One of the things that led me to my understanding of how to get fit was the reasoning below. I realized I had heard so many theories of people being overweight, from eating like a pig to having a glandular condition that at some point you believe everything and nothing. I remember when I had to clear my mind of some of these beliefs and get down to basics.
Rene Descartes proposed that to gain knowledge you first had to get down to the foundation of what you know. The very basics. That for him was, ‘I think therefore I am’ (Cogito ergo sum). I have always liked this method of reasoning, so I started focusing on basics myself. I let go of everything I believed and found first principles:
The Normal Curve is the key to everything
The first thing that I knew was that clearly some people were made to use food more efficiently than others.
This is obvious to me. Not just some glandular condition like my parents had said was the cause of some of the very obese people. Something I didn’t believe then and still don’t think is very common-it just doesn’t explain the sheer variety of overweight people, the whole spectrum of slim to huge.
Also, I couldn’t believe that all fat people were lazy and all thin people hard working, it just didn’t hold up (I knew that I was fat and I wasn’t lazy, so I knew it probably wasn’t true for all of the other people out there).
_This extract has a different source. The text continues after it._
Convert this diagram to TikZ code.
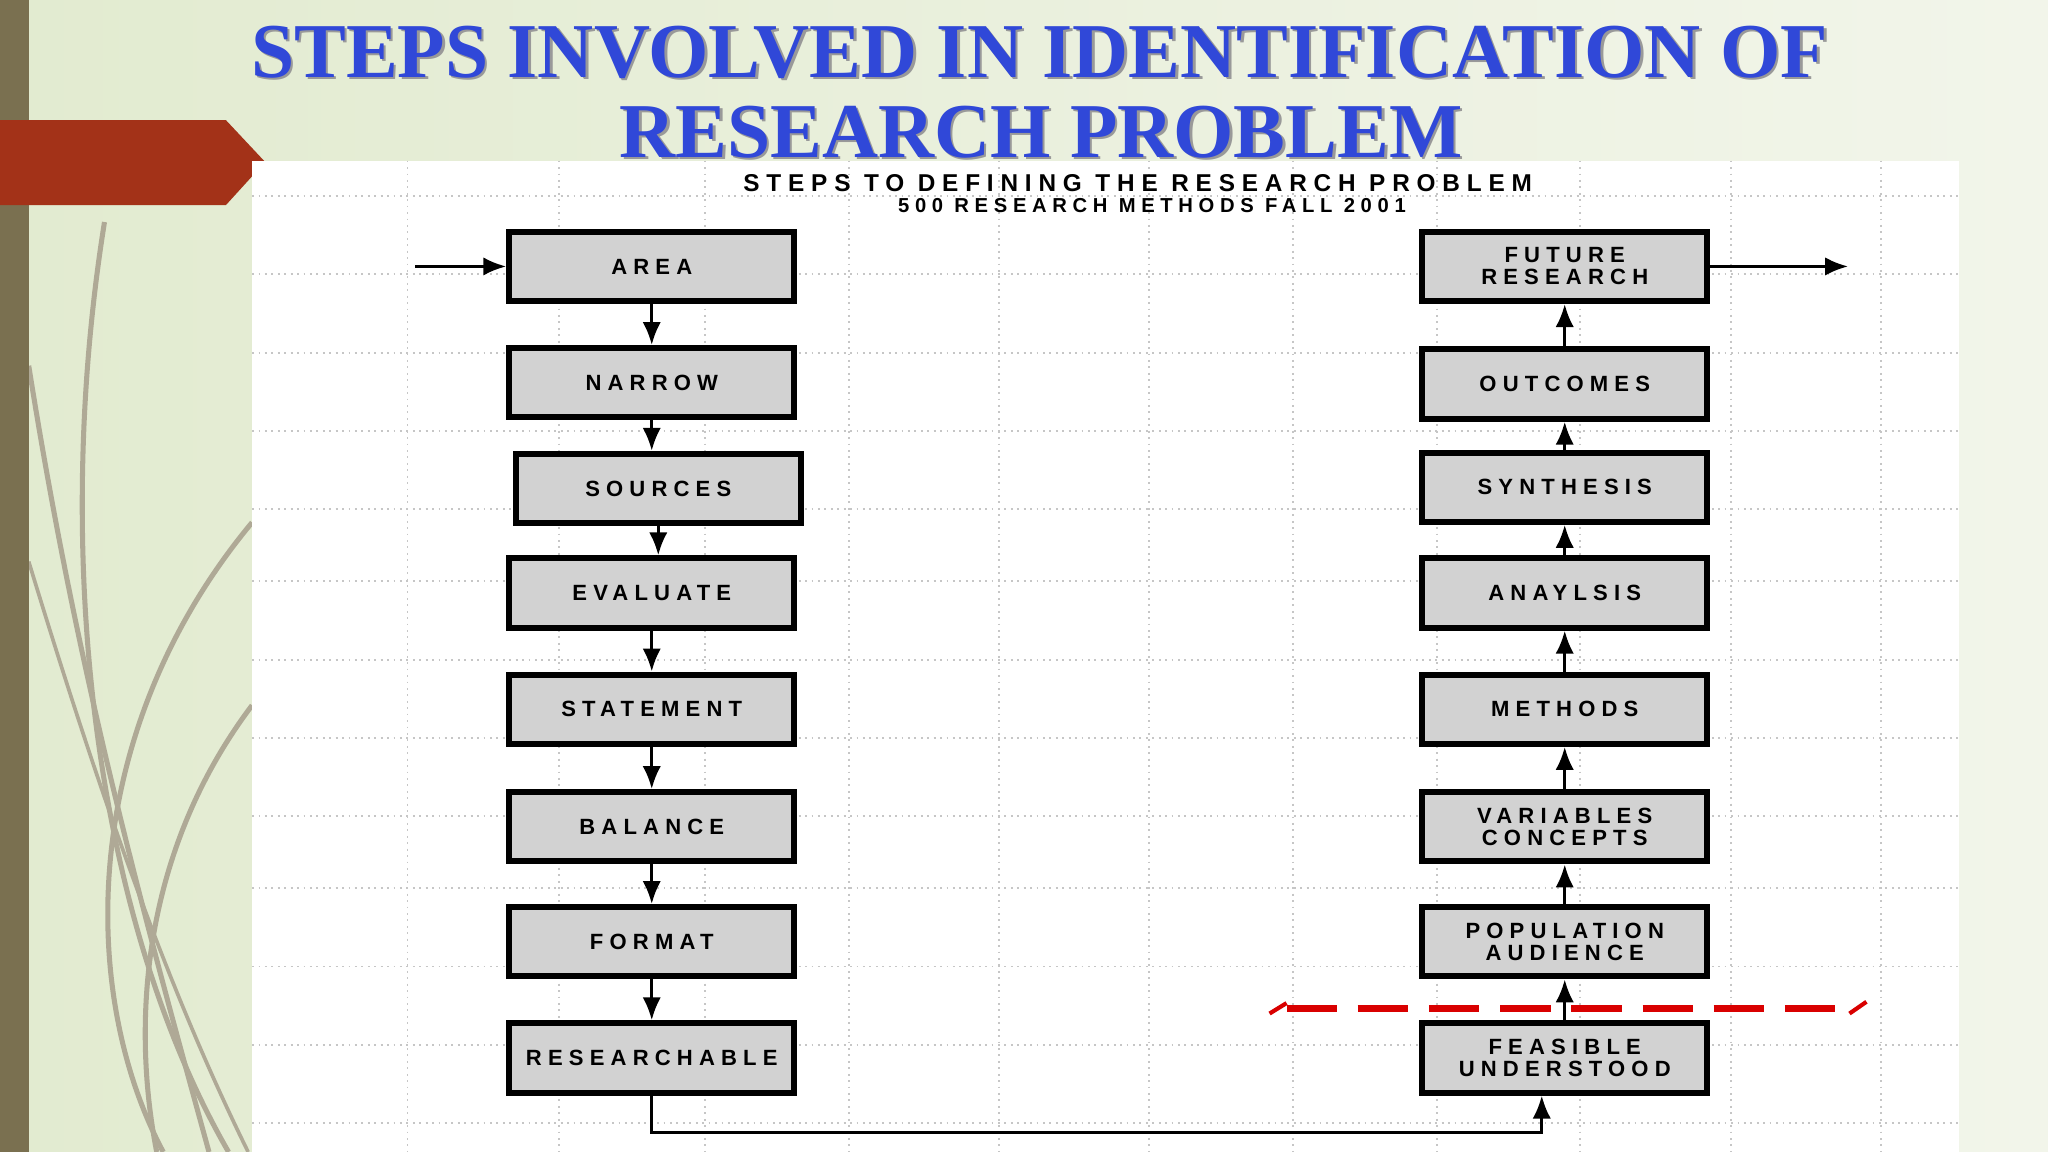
\documentclass[tikz,border=0pt]{standalone}
\usepackage{fontspec}
\setmainfont{Liberation Serif}
\newfontfamily\boxfont[LetterSpace=28]{Liberation Sans}
\usetikzlibrary{arrows.meta,shadows}
\definecolor{bgA}{HTML}{E2EBD0}
\definecolor{bgB}{HTML}{F2F5EA}
\definecolor{olivebar}{HTML}{7A7050}
\definecolor{tabred}{HTML}{A33218}
\definecolor{ttlblue}{HTML}{3048D8}
\definecolor{boxgray}{HTML}{D2D2D2}
\tikzset{
  stepbox/.style={draw=black, line width=1.3pt, fill=boxgray, minimum width=2.18cm, minimum height=0.53cm,
    align=center, font=\boxfont\bfseries\fontsize{4.8}{4.8}\selectfont,
    drop shadow={shadow xshift=0.02cm, shadow yshift=-0.02cm, fill=black, opacity=1}},
  flow/.style={-{Latex[length=5pt,width=4pt]}, line width=0.7pt},
  grid/.style={gray!45, densely dotted, line width=0.4pt},
  deco/.style={olivebar!60, line width=1.1pt}
}
\begin{document}
\begin{tikzpicture}[x=0.01cm,y=-0.01cm]
\useasboundingbox (0,0) rectangle (1568,882);
\shade[left color=bgA, right color=bgB] (0,0) rectangle (1568,882);
% decorative curves
\draw[deco] (80,170) .. controls (40,420) and (70,700) .. (175,882);
\draw[deco] (22,280) .. controls (60,520) and (110,700) .. (160,882);
\draw[deco] (193,400) .. controls (60,560) and (60,760) .. (125,882);
\draw[deco] (193,540) .. controls (110,650) and (100,780) .. (120,882);
\draw[deco, line width=0.8pt] (22,430) .. controls (80,620) and (130,760) .. (190,882);
\fill[olivebar] (0,0) rectangle (22,882);
\fill[tabred] (0,92) -- (173,92) -- (203,124) -- (173,157) -- (0,157) -- cycle;
% panel
\fill[white] (193,123) rectangle (1500,882);
\foreach \x in {312,428,540,650,765,880,990,1100,1210,1325,1440} \draw[grid] (\x,123) -- (\x,882);
\foreach \y in {150,210,270,330,390,445,505,565,625,680,740,800,860} \draw[grid] (193,\y) -- (1500,\y);
% title
\node[text=black!40, font=\bfseries\fontsize{16.9}{18}\selectfont] at (798,42) {STEPS INVOLVED IN IDENTIFICATION OF};
\node[text=black!40, font=\bfseries\fontsize{16.9}{18}\selectfont] at (799,103) {RESEARCH PROBLEM};
\node (t1) [text=ttlblue, font=\bfseries\fontsize{16.9}{18}\selectfont] at (796,40) {STEPS INVOLVED IN IDENTIFICATION OF};
\node (t2) [text=ttlblue, font=\bfseries\fontsize{16.9}{18}\selectfont] at (797,101) {RESEARCH PROBLEM};
\node (s1) [font=\boxfont\bfseries\fontsize{5.3}{5.3}\selectfont] at (871,140) {STEPS TO DEFINING THE RESEARCH PROBLEM};
\node (s2) [font=\boxfont\bfseries\fontsize{4.4}{4.4}\selectfont] at (882,157) {500 RESEARCH METHODS FALL 2001};
% left column
\node[stepbox] (area) at (499,204) {AREA};
\node[stepbox] (narrow) at (499,293) {NARROW};
\node[stepbox] (sources) at (504,374) {SOURCES};
\node[stepbox] (eval) at (499,454) {EVALUATE};
\node[stepbox] (stmt) at (499,543) {STATEMENT};
\node[stepbox] (bal) at (499,633) {BALANCE};
\node[stepbox] (fmt) at (499,721) {FORMAT};
\node[stepbox] (res) at (499,810) {RESEARCHABLE};
% right column
\node[stepbox] (fut) at (1198,204) {FUTURE\\RESEARCH};
\node[stepbox] (out) at (1198,294) {OUTCOMES};
\node[stepbox] (syn) at (1198,373) {SYNTHESIS};
\node[stepbox] (ana) at (1198,454) {ANAYLSIS};
\node[stepbox] (meth) at (1198,543) {METHODS};
\node[stepbox] (var) at (1198,633) {VARIABLES\\CONCEPTS};
\node[stepbox] (pop) at (1198,721) {POPULATION\\AUDIENCE};
\node[stepbox] (feas) at (1198,810) {FEASIBLE\\UNDERSTOOD};
\coordinate (in) at (318,204);
\coordinate (outp) at (1415,204);
\draw[flow] (in) -- (area);
\draw[flow] (fut) -- (outp);
\draw[flow] (area) -- (narrow);
\draw[flow] (narrow.south) -- (narrow.south|-sources.north);
\draw[flow] (sources.south) -- (sources.south|-eval.north);
\draw[flow] (eval) -- (stmt);
\draw[flow] (stmt) -- (bal);
\draw[flow] (bal) -- (fmt);
\draw[flow] (fmt) -- (res);
\draw[flow] (feas) -- (pop);
\draw[flow] (pop) -- (var);
\draw[flow] (var) -- (meth);
\draw[flow] (meth) -- (ana);
\draw[flow] (ana) -- (syn);
\draw[flow] (syn) -- (out);
\draw[flow] (out) -- (fut);
\draw[flow] (res.south) -- ++(0,28) -| ([xshift=-5pt]feas.south);
% red dashed line
\draw[red!85!black, line width=1.6pt, dash pattern=on 11pt off 4.5pt] (985,772) -- (1418,772);
\draw[red!85!black, line width=0.9pt] (972,776) -- (985,768);
\draw[red!85!black, line width=0.9pt] (1416,776) -- (1429,767);
\end{tikzpicture}
\end{document}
Believing that energy use, weight gain, etc is individual is much more likely and it explains everyone, not just the very obese. This is one of those qualities that we take as a given in so many variables in life. In general it is called the normal curve and it explains the distribution of just about every trait that humans have and almost every activity that we get up to. When multiple genes combine with experiences there are nearly an infinite number of possible outcomes, and this is true with just about any human trait. Each of the traits tend to average to a normal, but what is normal depends on the environment.
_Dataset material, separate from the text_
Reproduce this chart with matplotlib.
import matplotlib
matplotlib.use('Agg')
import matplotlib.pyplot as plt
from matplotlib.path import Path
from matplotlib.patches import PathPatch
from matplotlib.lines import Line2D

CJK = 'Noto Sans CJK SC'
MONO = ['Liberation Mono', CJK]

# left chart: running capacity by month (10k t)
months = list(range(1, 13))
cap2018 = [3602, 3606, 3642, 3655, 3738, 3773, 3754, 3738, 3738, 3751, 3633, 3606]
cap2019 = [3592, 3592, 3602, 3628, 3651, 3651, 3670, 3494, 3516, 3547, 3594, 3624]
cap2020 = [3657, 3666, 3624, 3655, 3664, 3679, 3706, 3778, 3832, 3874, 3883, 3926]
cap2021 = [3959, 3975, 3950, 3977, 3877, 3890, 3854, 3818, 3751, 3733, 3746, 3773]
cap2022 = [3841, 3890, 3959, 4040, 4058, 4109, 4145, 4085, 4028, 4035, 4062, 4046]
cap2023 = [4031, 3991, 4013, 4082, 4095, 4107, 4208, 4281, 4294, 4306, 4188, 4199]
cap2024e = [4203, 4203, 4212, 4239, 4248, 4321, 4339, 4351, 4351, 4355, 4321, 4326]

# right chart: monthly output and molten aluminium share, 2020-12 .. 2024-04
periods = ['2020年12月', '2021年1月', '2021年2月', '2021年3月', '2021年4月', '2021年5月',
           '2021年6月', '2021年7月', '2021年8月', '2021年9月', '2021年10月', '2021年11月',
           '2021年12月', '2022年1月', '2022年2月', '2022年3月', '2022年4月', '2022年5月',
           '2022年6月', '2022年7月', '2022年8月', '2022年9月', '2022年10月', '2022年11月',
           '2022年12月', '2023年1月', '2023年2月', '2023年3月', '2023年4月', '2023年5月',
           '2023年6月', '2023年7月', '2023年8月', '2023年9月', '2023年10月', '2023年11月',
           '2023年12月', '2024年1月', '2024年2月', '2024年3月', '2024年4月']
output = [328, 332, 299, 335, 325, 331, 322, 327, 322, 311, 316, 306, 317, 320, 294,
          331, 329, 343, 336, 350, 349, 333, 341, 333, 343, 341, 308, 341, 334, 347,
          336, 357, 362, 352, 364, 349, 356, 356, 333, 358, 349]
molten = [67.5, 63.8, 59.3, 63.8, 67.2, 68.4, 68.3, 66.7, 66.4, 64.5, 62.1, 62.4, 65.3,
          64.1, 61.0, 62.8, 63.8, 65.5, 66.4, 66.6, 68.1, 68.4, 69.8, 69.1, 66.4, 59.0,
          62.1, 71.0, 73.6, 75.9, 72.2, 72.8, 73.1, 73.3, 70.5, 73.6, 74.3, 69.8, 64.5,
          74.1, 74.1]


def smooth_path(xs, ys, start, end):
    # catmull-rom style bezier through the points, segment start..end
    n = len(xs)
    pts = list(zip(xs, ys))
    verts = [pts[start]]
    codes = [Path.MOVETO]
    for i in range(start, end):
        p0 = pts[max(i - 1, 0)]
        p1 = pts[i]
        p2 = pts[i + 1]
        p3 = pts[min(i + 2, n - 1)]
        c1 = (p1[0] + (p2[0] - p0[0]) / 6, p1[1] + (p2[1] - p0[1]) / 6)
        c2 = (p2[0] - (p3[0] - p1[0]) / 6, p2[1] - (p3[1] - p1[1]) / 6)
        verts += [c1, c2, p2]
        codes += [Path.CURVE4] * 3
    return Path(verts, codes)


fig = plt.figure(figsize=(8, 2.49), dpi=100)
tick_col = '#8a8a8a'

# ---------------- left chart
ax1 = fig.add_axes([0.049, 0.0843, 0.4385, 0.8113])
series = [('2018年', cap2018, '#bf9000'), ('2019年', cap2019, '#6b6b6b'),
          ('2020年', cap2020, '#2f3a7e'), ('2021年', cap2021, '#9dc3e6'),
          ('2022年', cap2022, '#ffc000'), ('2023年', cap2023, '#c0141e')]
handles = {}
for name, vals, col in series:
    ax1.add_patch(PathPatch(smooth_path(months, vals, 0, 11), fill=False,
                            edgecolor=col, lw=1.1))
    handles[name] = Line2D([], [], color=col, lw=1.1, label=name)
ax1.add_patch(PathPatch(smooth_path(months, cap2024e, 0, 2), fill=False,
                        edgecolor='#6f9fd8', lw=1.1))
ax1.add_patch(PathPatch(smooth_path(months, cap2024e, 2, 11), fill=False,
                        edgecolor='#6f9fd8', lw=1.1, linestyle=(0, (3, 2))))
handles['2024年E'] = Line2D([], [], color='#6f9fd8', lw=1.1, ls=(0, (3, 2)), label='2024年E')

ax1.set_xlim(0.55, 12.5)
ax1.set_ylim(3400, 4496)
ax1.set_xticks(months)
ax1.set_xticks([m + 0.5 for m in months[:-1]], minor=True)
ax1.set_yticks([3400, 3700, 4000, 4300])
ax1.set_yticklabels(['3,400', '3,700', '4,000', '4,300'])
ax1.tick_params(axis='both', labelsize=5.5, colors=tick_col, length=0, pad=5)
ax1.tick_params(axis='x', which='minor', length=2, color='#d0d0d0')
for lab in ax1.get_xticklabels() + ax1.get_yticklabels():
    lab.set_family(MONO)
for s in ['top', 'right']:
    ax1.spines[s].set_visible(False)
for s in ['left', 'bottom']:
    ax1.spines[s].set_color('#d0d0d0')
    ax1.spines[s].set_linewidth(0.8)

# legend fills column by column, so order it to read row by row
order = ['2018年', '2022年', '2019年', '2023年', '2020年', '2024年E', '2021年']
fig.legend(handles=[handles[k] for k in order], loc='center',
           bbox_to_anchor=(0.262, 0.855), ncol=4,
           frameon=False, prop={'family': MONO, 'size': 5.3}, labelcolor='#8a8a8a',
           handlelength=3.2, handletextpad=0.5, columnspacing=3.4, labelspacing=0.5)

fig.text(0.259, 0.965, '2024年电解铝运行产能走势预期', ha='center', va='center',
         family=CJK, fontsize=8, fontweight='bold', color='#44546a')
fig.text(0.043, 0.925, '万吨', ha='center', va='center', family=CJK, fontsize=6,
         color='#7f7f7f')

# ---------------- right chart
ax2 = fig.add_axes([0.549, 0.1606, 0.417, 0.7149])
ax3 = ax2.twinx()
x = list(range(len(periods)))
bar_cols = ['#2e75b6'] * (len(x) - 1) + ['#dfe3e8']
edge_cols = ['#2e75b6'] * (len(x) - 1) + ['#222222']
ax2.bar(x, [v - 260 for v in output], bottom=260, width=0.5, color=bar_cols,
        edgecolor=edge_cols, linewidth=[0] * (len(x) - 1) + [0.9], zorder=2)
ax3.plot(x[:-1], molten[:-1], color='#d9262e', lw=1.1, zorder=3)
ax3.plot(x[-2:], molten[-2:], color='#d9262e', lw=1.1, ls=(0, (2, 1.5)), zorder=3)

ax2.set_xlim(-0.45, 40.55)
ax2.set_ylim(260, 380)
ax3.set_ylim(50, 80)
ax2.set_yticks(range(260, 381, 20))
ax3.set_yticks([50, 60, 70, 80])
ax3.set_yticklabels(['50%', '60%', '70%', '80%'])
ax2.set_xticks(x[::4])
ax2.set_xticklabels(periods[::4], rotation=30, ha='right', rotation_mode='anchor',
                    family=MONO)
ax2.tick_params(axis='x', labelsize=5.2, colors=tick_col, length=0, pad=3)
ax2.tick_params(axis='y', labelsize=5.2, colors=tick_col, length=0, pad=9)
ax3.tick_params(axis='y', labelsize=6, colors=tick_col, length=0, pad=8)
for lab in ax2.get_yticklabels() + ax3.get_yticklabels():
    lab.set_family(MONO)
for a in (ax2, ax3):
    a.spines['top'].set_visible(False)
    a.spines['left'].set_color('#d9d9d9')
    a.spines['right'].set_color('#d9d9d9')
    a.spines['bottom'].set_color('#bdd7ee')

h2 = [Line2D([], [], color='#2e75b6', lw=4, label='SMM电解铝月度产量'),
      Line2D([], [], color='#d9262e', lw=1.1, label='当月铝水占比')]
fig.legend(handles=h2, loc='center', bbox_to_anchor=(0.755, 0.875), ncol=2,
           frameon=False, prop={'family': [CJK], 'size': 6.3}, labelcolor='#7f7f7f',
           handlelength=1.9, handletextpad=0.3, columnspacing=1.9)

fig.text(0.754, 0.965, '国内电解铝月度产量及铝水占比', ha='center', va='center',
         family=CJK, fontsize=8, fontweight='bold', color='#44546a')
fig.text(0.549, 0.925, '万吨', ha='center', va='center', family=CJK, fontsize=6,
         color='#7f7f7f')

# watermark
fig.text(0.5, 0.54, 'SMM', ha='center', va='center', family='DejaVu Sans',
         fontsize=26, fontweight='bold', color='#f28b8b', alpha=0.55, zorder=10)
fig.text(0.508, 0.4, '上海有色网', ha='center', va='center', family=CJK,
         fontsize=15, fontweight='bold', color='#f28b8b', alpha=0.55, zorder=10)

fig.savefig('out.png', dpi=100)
Individual Variety Hypothesis
The individual variety hypothesis has recently become obvious to many, and is touted by the evolutionary biologists:
The reason some of us are fat and some thin lies in our genes, scientists say. “When we were hunter-gatherers, evolution favored people who could take in lots of food when times were good and store it in case of famine—people who could get fat,” says Eric Ravussin, a scientist at the Pennington Biomedical Research Center in Baton Rouge, Louisiana. These people were considered to have “thrifty” genes. As some populations began farming, which allowed them to produce enough food to store for the winter, having such genes was no longer critical, but they stayed with most of us. People without thrifty genes, who remain thin in today’s land of plenty, are evolutionary oddities, says Ravussin.A majority of us are thought to possess some mix of thrifty genes—and their urgings are so powerful that even the most stubborn willpower won’t keep many of us from getting pudgy if food is cheap and plentiful. -The Evolution of Fat By Peter Jaret, EatingWell.com
This explains the large numbers of overweight and obese people given the overwhelming desire for thinness in our society. This also explains the variety of overweight people and the amazing variety of fitness levels. But this explained something else to me. Because we weren’t seeing the problem of weight gain as an individual problem, we have relied on a one size fits all solution, and who better to offer that solution than the fit people. But there isn’t one solution to this problem and further, the the thin people don’t have the solutions, just the lucky genes.
So I knew the solution for me to get fit was going to be different than it was for someone who had a fitness background, yet it was these fitness people who were giving the advice. This just didn’t sit well with me. After all, how likely do you think a recovering alcoholic would be to stay at an AA meeting with people who had never suffered from the addiction to alcohol. Think about it. Can you imagine a recovering drug addict taking advice from someone who says, ‘Just say no’. Someone who had never walked the walk. Of course not. Sure, the scientists create the hypothesis, and develop and measure the studies to determine what does work, but then, the people who have used those methods help others recover.
Shouldn’t it be the same for weight loss? I think that to me has been the biggest failing of the fitness and weight-loss industry to date. Everyone needs mentors, everyone needs success stories-real success stories, not fabricated before and after pictures. Yet, all we have gotten is charlatans, pseudo-scientists and motivational speakers. Ironically, the number one reason people choose a weight loss program is the before and after pictures. The problem with before and after pictures is that there is a million ways to make them lie. These are the simplest things to stage.